There are common themes that run across these projects. First, all of them involve collaboration and teamwork – not just within MND but across government agencies, as well as the private sector, voluntary groups and members of the public. It reflects the increased complexity and multi-faceted nature of the issues we face today. So it’s important that we embrace this mind-set of collaboration in our work, so as to achieve better and more holistic outcomes for Singaporeans.

The other theme is about innovation. Technology certainly is an important enabler for innovation and if you look at the projects, many of them involved some aspect of technology. But innovation is much more than going high-tech, because sometimes, the most meaningful change doesn’t require a lot of deep technology. Very often, it’s also about processes, organisational and cultural change, and mind-set change. Ultimately, it’s about the spirit of always striving to do better, asking ourselves if there is a better way of doing things, however small the change may be. 
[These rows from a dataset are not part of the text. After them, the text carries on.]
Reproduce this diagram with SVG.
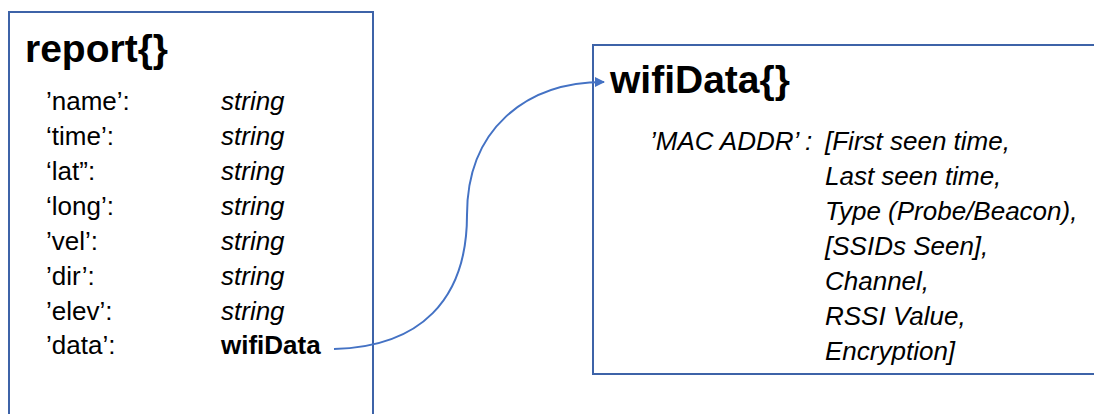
<svg xmlns="http://www.w3.org/2000/svg" width="1094" height="414" viewBox="0 0 1094 414">
<style>
.box{fill:#fff;stroke:#3d63a8;stroke-width:2}
text{font-family:"Liberation Sans",Arial,sans-serif;fill:#000}
.title{font-size:39px;font-weight:bold}
.f{font-size:26px}
.i{font-style:italic}
.b{font-weight:bold}
.conn{fill:none;stroke:#4472c4;stroke-width:2}
</style>
<defs>
<marker id="arr" markerWidth="10" markerHeight="10" refX="9" refY="5" orient="auto" markerUnits="userSpaceOnUse">
<path d="M0,0 L10,5 L0,10 Z" fill="#4472c4"/>
</marker>
</defs>
<rect width="1094" height="414" fill="#fff"/>
<g id="report">
<rect class="box" x="9" y="12" width="364" height="420"/>
<text class="title" x="25" y="62">report{}</text>
<text class="f" x="46" y="110">’name’:</text>
<text class="f i" x="221" y="110">string</text>
<text class="f" x="46" y="145">‘time’:</text>
<text class="f i" x="221" y="145">string</text>
<text class="f" x="46" y="180">‘lat”:</text>
<text class="f i" x="221" y="180">string</text>
<text class="f" x="46" y="215">‘long’:</text>
<text class="f i" x="221" y="215">string</text>
<text class="f" x="46" y="250">’vel’:</text>
<text class="f i" x="221" y="250">string</text>
<text class="f" x="46" y="285">’dir’:</text>
<text class="f i" x="221" y="285">string</text>
<text class="f" x="46" y="320">’elev’:</text>
<text class="f i" x="221" y="320">string</text>
<text class="f" x="46" y="354">’data’:</text>
<text class="f b" x="221" y="354">wifiData</text>
</g>
<g id="wifiData">
<rect class="box" x="593" y="45" width="520" height="329"/>
<text class="title" x="610" y="93">wifiData{}</text>
<text class="f i" x="650" y="150">’MAC ADDR’ :</text>
<text class="f i" x="825" y="150">[First seen time,</text>
<text class="f i" x="825" y="185">Last seen time,</text>
<text class="f i" x="825" y="220">Type (Probe/Beacon),</text>
<text class="f i" x="825" y="255">[SSIDs Seen],</text>
<text class="f i" x="825" y="290">Channel,</text>
<text class="f i" x="825" y="325">RSSI Value,</text>
<text class="f i" x="825" y="360">Encryption]</text>
</g>
<g id="connectors">
<path class="conn" d="M334,349 C420,347 467,300 467,215 C467,130 525,82 604,82" marker-end="url(#arr)"/>
</g>
</svg>
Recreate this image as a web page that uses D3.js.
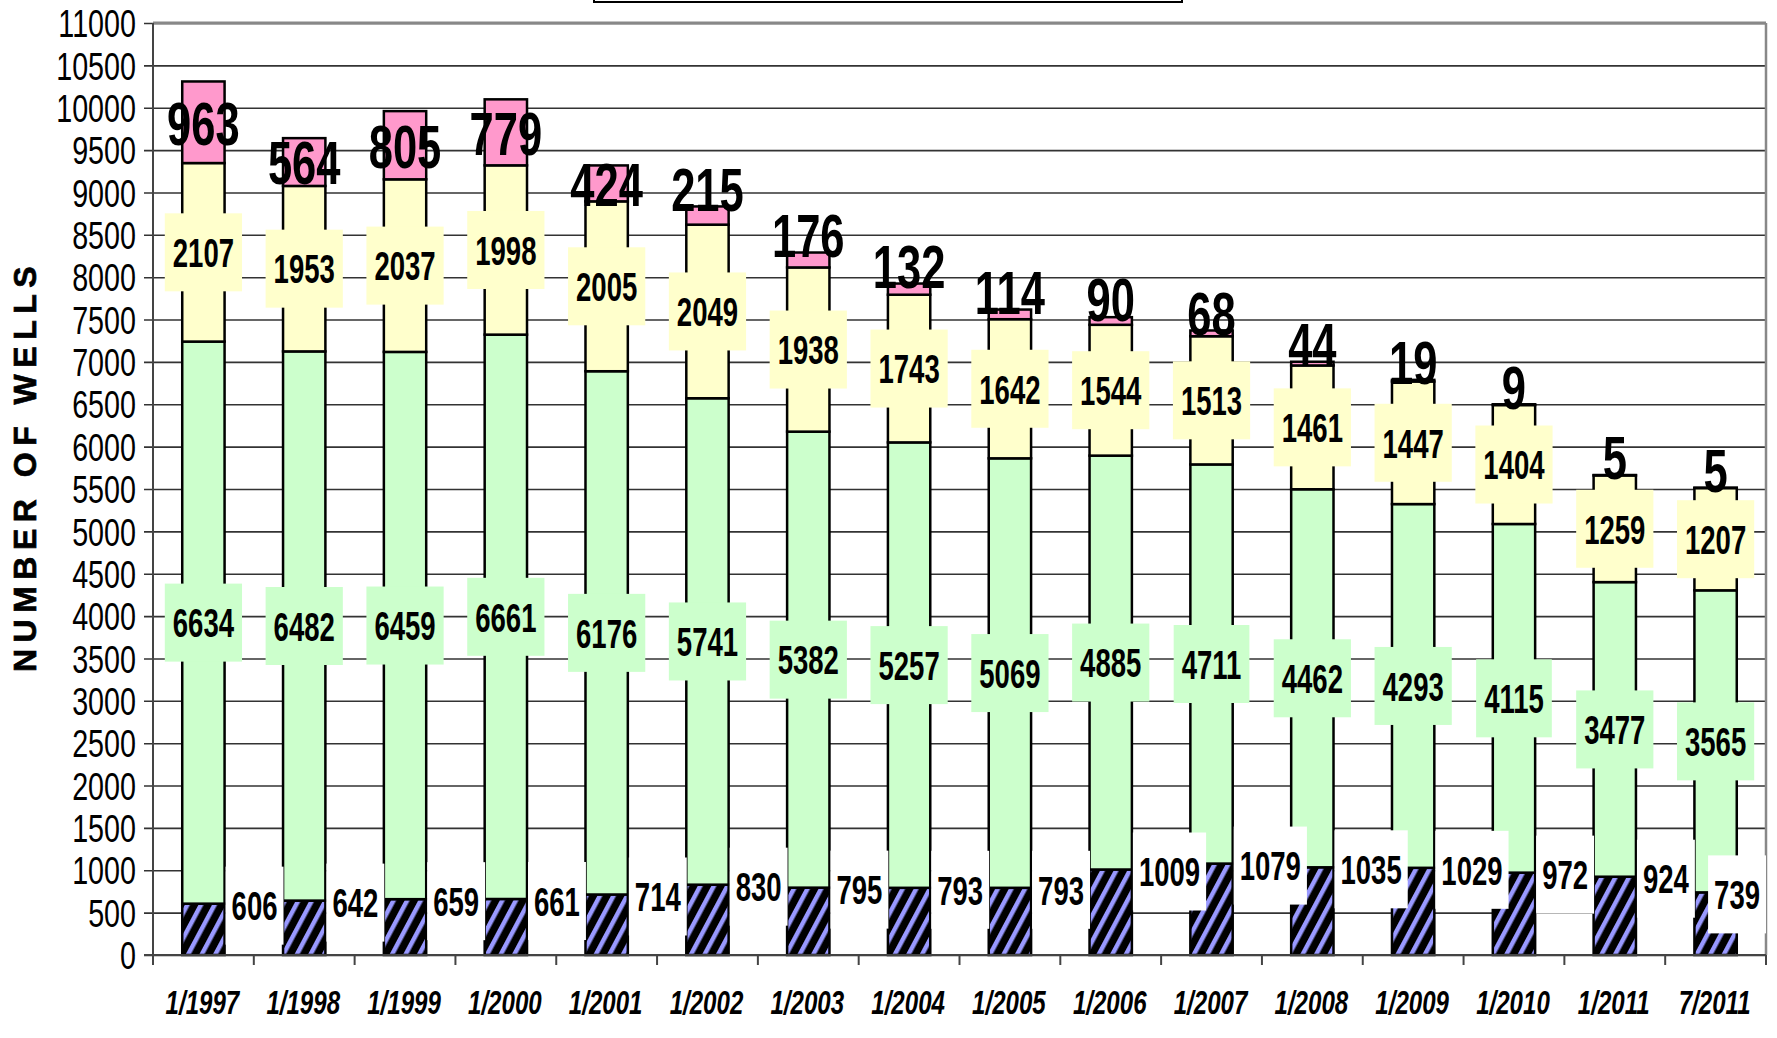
<!DOCTYPE html>
<html>
<head>
<meta charset="utf-8">
<script src="https://cdn.jsdelivr.net/npm/d3@7"></script>
<style>
  body { margin: 0; background: #fff; }
  svg { display: block; }
  text { font-family: "Liberation Sans", Arial, sans-serif; }
</style>
</head>
<body>
<div id="chart"></div>
<script>
// data
var dates = ["1/1997", "1/1998", "1/1999", "1/2000", "1/2001", "1/2002", "1/2003", "1/2004",
             "1/2005", "1/2006", "1/2007", "1/2008", "1/2009", "1/2010", "1/2011", "7/2011"];
var bottomVals = [606, 642, 659, 661, 714, 830, 795, 793, 793, 1009, 1079, 1035, 1029, 972, 924, 739];
var greenVals = [6634, 6482, 6459, 6661, 6176, 5741, 5382, 5257, 5069, 4885, 4711, 4462, 4293, 4115, 3477, 3565];
var yellowVals = [2107, 1953, 2037, 1998, 2005, 2049, 1938, 1743, 1642, 1544, 1513, 1461, 1447, 1404, 1259, 1207];
var pinkVals = [963, 564, 805, 779, 424, 215, 176, 132, 114, 90, 68, 44, 19, 9, 5, 5];
var yTicks = d3.range(0, 11001, 500);

//Define SVG area
var svgWidth = 1777;
var svgHeight = 1038;

var plotLeft = 153, plotRight = 1766, plotTop = 23, plotBottom = 955;

var svg = d3.select("#chart")
    .append("svg")
    .attr("width", svgWidth)
    .attr("height", svgHeight);

// hatch pattern for the bottom series
var defs = svg.append("defs");
var pat = defs.append("pattern")
    .attr("id", "hatch")
    .attr("patternUnits", "userSpaceOnUse")
    .attr("width", 12)
    .attr("height", 12)
    .attr("patternTransform", "rotate(28)");
pat.append("rect").attr("width", 12).attr("height", 12).attr("fill", "#000");
pat.append("rect").attr("width", 4.5).attr("height", 12).attr("fill", "#9999ff");

//Scales
var x = d3.scaleBand()
    .domain(dates)
    .range([plotLeft, plotRight])
    .paddingInner(0.58)
    .paddingOuter(0.29);

var xOuter = d3.scaleBand()
    .domain(dates)
    .range([plotLeft, plotRight])
    .padding(0);

var y = d3.scaleLinear()
    .domain([0, 11000])
    .range([plotBottom, plotTop]);

// gridlines + y axis
var yAxis = svg.append("g")
    .attr("transform", `translate(${plotLeft},0)`)
    .call(d3.axisLeft(y).tickValues(yTicks).tickSize(-(plotRight - plotLeft)).tickSizeOuter(0).tickFormat(d3.format("d")));

yAxis.select(".domain").remove();
yAxis.selectAll(".tick line")
    .attr("x1", -9)
    .attr("stroke", "#333")
    .attr("stroke-width", 1.6);
yAxis.selectAll(".tick text")
    .attr("x", 0)
    .attr("dy", "0.36em")
    .attr("font-size", 33)
    .attr("font-family", "Liberation Sans, Arial, sans-serif")
    .attr("fill", "#000")
    .attr("transform", "translate(-17,0) scale(0.87,1.15)");

// plot area border (top, right)
svg.append("line")
    .attr("x1", plotLeft).attr("x2", plotRight)
    .attr("y1", plotTop).attr("y2", plotTop)
    .attr("stroke", "#888").attr("stroke-width", 3);
svg.append("line")
    .attr("x1", plotRight).attr("x2", plotRight)
    .attr("y1", plotTop).attr("y2", plotBottom)
    .attr("stroke", "#888").attr("stroke-width", 2.5);

// stack the four series
var rows = dates.map(function(d, i) {
    return { date: d, bottom: bottomVals[i], green: greenVals[i], yellow: yellowVals[i], pink: pinkVals[i] };
});
var keys = ["bottom", "green", "yellow", "pink"];
var fills = { bottom: "url(#hatch)", green: "#ccffcc", yellow: "#ffffcc", pink: "#ff99cc" };
var stacked = d3.stack().keys(keys)(rows);

var barGroup = svg.append("g");
stacked.forEach(function(series) {
    barGroup.selectAll(null)
        .data(series)
        .enter()
        .append("rect")
        .attr("x", d => x(d.data.date))
        .attr("y", d => y(d[1]))
        .attr("width", x.bandwidth())
        .attr("height", d => y(d[0]) - y(d[1]))
        .attr("fill", fills[series.key])
        .attr("stroke", "#000")
        .attr("stroke-width", 2.5);
});

// x axis line and ticks at band edges
svg.append("line")
    .attr("x1", plotLeft - 9).attr("x2", plotRight)
    .attr("y1", plotBottom).attr("y2", plotBottom)
    .attr("stroke", "#444").attr("stroke-width", 2);
svg.append("line")
    .attr("x1", plotLeft).attr("x2", plotLeft)
    .attr("y1", plotTop).attr("y2", plotBottom + 10)
    .attr("stroke", "#444").attr("stroke-width", 2);
var edges = dates.map(d => xOuter(d)).concat([plotRight]);
svg.append("g").selectAll("line")
    .data(edges)
    .enter()
    .append("line")
    .attr("x1", d => d).attr("x2", d => d)
    .attr("y1", plotBottom).attr("y2", plotBottom + 10)
    .attr("stroke", "#444").attr("stroke-width", 2);

// x labels
svg.append("g").selectAll("text")
    .data(dates)
    .enter()
    .append("text")
    .attr("transform", d => `translate(${xOuter(d) + xOuter.bandwidth() / 2 - 1},1014) scale(0.86,1.2)`)
    .attr("text-anchor", "middle")
    .attr("font-size", 28)
    .attr("font-weight", "bold")
    .attr("font-style", "italic")
    .text(d => d);

// y axis title
svg.append("text")
    .attr("transform", "translate(36,466) rotate(-90)")
    .attr("text-anchor", "middle")
    .attr("font-size", 32)
    .attr("font-weight", "bold")
    .attr("letter-spacing", 6.5)
    .attr("stroke", "#000")
    .attr("stroke-width", 0.7)
    .text("NUMBER OF WELLS");

// labels
var labelGroup = svg.append("g");
var labSx = 0.86, labSy = 1.28;

function boxedLabel(cx, cy, val, fill, leftEdge) {
    var g = labelGroup.append("g");
    var r = g.append("rect").attr("fill", fill);
    var t = g.append("text")
        .attr("text-anchor", "middle")
        .attr("font-size", 32)
        .attr("font-weight", "bold")
        .attr("dy", "0.36em")
        .text(val);
    var tw = t.node().getComputedTextLength() * labSx;
    var w = tw + (leftEdge !== undefined ? 12 : 16);
    var left = cx - w / 2;
    if (leftEdge !== undefined) {
        left = Math.min(leftEdge, plotRight - w);
    }
    t.attr("transform", `translate(${left + w / 2},${cy}) scale(${labSx},${labSy})`);
    r.attr("x", left).attr("y", cy - 39).attr("width", w).attr("height", 78);
}

// bottom series: white boxes right of the bar
stacked[0].forEach(function(d) {
    boxedLabel(0, y(d[1]) + 2, d.data.bottom, "#fff", x(d.data.date) + x.bandwidth() + 1);
});
// green and yellow: centered in the segment
stacked[1].forEach(function(d) {
    boxedLabel(x(d.data.date) + x.bandwidth() / 2, y((d[0] + d[1]) / 2), d.data.green, "#ccffcc");
});
stacked[2].forEach(function(d) {
    boxedLabel(x(d.data.date) + x.bandwidth() / 2, y((d[0] + d[1]) / 2), d.data.yellow, "#ffffcc");
});
// pink: large figures, lifted above small segments
labelGroup.selectAll(".pinkLab")
    .data(stacked[3])
    .enter()
    .append("text")
    .attr("class", "pinkLab")
    .attr("text-anchor", "middle")
    .attr("font-size", 50)
    .attr("font-weight", "bold")
    .attr("dy", "0.36em")
    .attr("transform", function(d) {
        var cy = (d[1] - d[0]) < 300 ? y(d[1]) - 18 : y((d[0] + d[1]) / 2);
        return `translate(${x(d.data.date) + x.bandwidth() / 2},${cy}) scale(0.87,1.24)`;
    })
    .text(d => d.data.pink);

// legend box peeking in at the top edge
svg.append("rect")
    .attr("x", 594).attr("y", -12)
    .attr("width", 588).attr("height", 14)
    .attr("fill", "#fff")
    .attr("stroke", "#000")
    .attr("stroke-width", 2);
</script>
</body>
</html>
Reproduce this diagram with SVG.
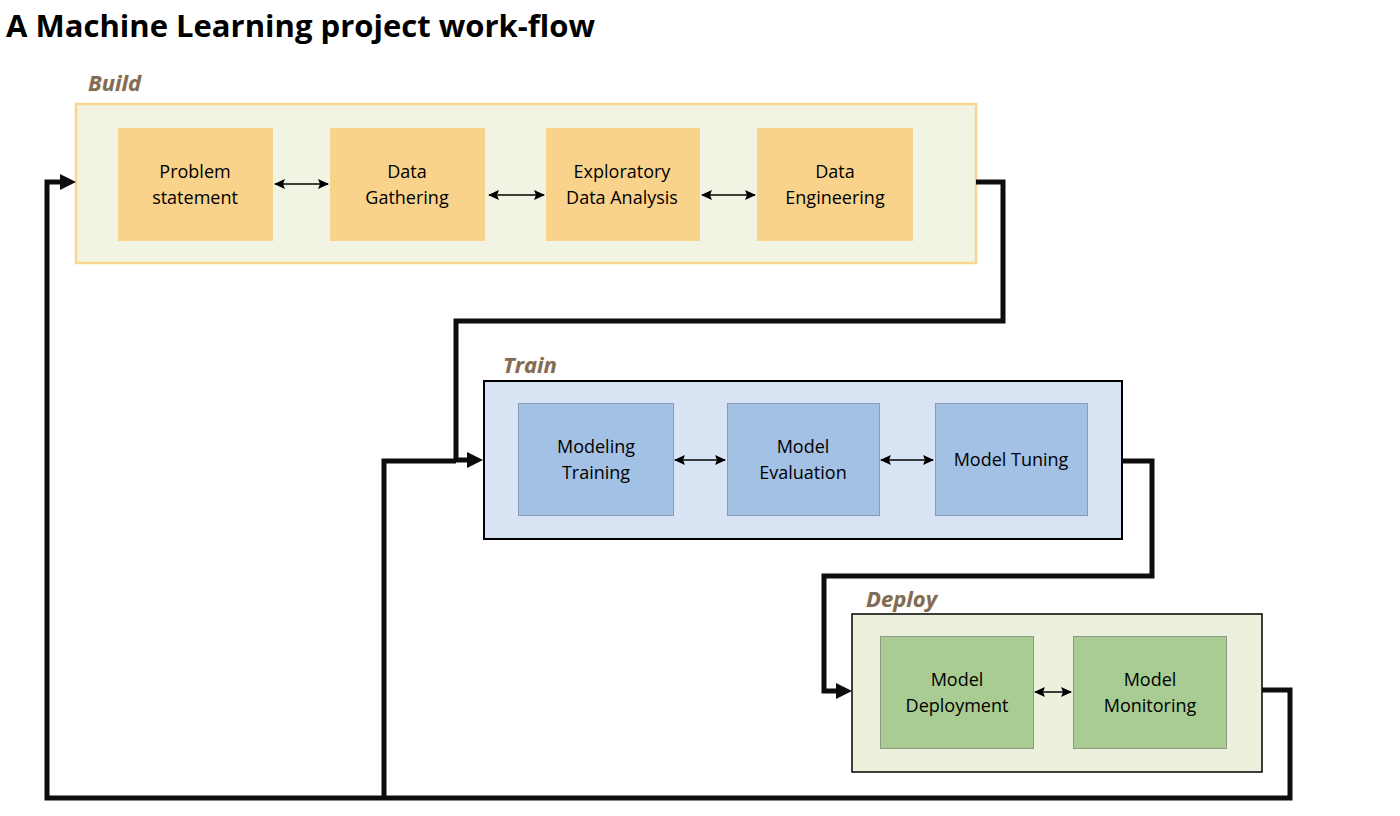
<svg xmlns="http://www.w3.org/2000/svg" width="1400" height="816" viewBox="0 0 1400 816">
<defs>
<style>
.title{font-family:"Open Sans","Liberation Sans",sans-serif;font-weight:bold;font-size:30px;fill:#000}
.stage{font-family:"Open Sans","Liberation Sans",sans-serif;font-weight:bold;font-style:italic;font-size:22px;fill:#7f6b59;stroke:#fbe0a8;stroke-width:0.6;paint-order:stroke}
.lbl{font-family:"Open Sans","Liberation Sans",sans-serif;font-size:18px;fill:#000;text-anchor:middle}
.build-c{fill:#f1f4e3;stroke:#fad68d;stroke-width:2.5}
.train-c{fill:#d8e3f3;stroke:#000;stroke-width:2}
.deploy-c{fill:#ebf1dd;stroke:#000;stroke-width:1.5}
.ob{fill:#f9d38b}
.bb{fill:#a2c1e4;stroke:#8a9bb3;stroke-width:1}
.gb{fill:#a8cc92;stroke:#8f9a86;stroke-width:1}
.thin{fill:none;stroke:#000;stroke-width:1.5;marker-start:url(#sa);marker-end:url(#sa)}
.thick{fill:none;stroke:#0d0d0d;stroke-width:5;stroke-linejoin:miter}
</style>
<marker id="sa" markerUnits="userSpaceOnUse" markerWidth="12" markerHeight="10" refX="10" refY="5" orient="auto-start-reverse" viewBox="0 0 12 10">
<path d="M0,0 L11,5 L0,10 L2,5 z" fill="#000"/>
</marker>
<marker id="ba" markerUnits="userSpaceOnUse" markerWidth="17" markerHeight="16" refX="1" refY="8" orient="auto" viewBox="0 0 17 16">
<path d="M0,0 L16,8 L0,16 z" fill="#0d0d0d"/>
</marker>
</defs>
<rect width="1400" height="816" fill="#fff"/>
<text class="title" x="6" y="37" textLength="589" lengthAdjust="spacingAndGlyphs">A Machine Learning project work-flow</text>

<g id="build">
<text class="stage" x="88" y="91">Build</text>
<rect class="build-c" x="76" y="104" width="900" height="159"/>
</g>
<g id="problem-statement">
<rect class="ob" x="118" y="128" width="155" height="113"/>
<text class="lbl" x="195" y="178">Problem</text>
<text class="lbl" x="195" y="204">statement</text>
</g>
<g id="data-gathering">
<rect class="ob" x="330" y="128" width="155" height="113"/>
<text class="lbl" x="407" y="178">Data</text>
<text class="lbl" x="407" y="204">Gathering</text>
</g>
<g id="eda">
<rect class="ob" x="546" y="128" width="154" height="113"/>
<text class="lbl" x="622" y="178">Exploratory</text>
<text class="lbl" x="622" y="204">Data Analysis</text>
</g>
<g id="data-engineering">
<rect class="ob" x="757" y="128" width="156" height="113"/>
<text class="lbl" x="835" y="178">Data</text>
<text class="lbl" x="835" y="204">Engineering</text>
</g>

<g id="train">
<text class="stage" x="503" y="373">Train</text>
<rect class="train-c" x="484" y="381" width="638" height="158"/>
</g>
<g id="modeling-training">
<rect class="bb" x="518.5" y="403.5" width="155" height="112"/>
<text class="lbl" x="596" y="453">Modeling</text>
<text class="lbl" x="596" y="479">Training</text>
</g>
<g id="model-evaluation">
<rect class="bb" x="727.5" y="403.5" width="152" height="112"/>
<text class="lbl" x="803" y="453">Model</text>
<text class="lbl" x="803" y="479">Evaluation</text>
</g>
<g id="model-tuning">
<rect class="bb" x="935.5" y="403.5" width="152" height="112"/>
<text class="lbl" x="1011" y="466">Model Tuning</text>
</g>

<g id="deploy">
<text class="stage" x="866" y="607">Deploy</text>
<rect class="deploy-c" x="852" y="614" width="410" height="158"/>
</g>
<g id="model-deployment">
<rect class="gb" x="880.5" y="636.5" width="153" height="112"/>
<text class="lbl" x="957" y="686">Model</text>
<text class="lbl" x="957" y="712">Deployment</text>
</g>
<g id="model-monitoring">
<rect class="gb" x="1073.5" y="636.5" width="153" height="112"/>
<text class="lbl" x="1150" y="686">Model</text>
<text class="lbl" x="1150" y="712">Monitoring</text>
</g>

<g id="connectors">
<path class="thick" d="M976,182 H1003 V321 H456 V460 H468" marker-end="url(#ba)"/>
<path class="thick" d="M384,798 V461 H456"/>
<path class="thick" d="M1122,461 H1152 V576 H824 V691 H837" marker-end="url(#ba)"/>
<path class="thick" d="M1262,690 H1290 V798 H47 V182 H61" marker-end="url(#ba)"/>
<path class="thin" d="M275,184 H328"/>
<path class="thin" d="M489,195 H544"/>
<path class="thin" d="M702,195 H755"/>
<path class="thin" d="M675,460 H725"/>
<path class="thin" d="M881,460 H933"/>
<path class="thin" d="M1035,692 H1071"/>
</g>
</svg>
These are important mind-sets to uphold as we go about our work of transforming Singapore. Sometimes, people will say there’s not much more to do in transforming Singapore because we are already so built up. We have made the big jump from third world to first and everything else from now is just about maintaining the status quo. That’s a very dangerous mind-set to have. In fact, if you look at the plans that we are putting together for our city and all over Singapore, I would say that Singapore will be undergoing its most extensive transformation yet, over the coming decades. There is still much more that can be done, and the possibilities for transformation are limited only by our imagination. So we should think boldly, imaginatively, and develop new ways to make Singapore stand out as a leading city for Asia and the world.  

At the end of the day, it’s also important to remember why we are doing all this, and what we are trying to achieve. Singaporeans, our people, must remain at the centre of everything we do. Every project we undertake must strive to create a better living environment for our citizens and make our city more fulfilling, more beautiful and more sustainable for all to enjoy. Ultimately, Singapore must always be a place where the human spirit will flourish and inspire. 

On this National Day, let’s renew our commitment to shape our future together and to make Singapore a more endearing home that all of us can be proud of. 

Thank you and happy National Day once again.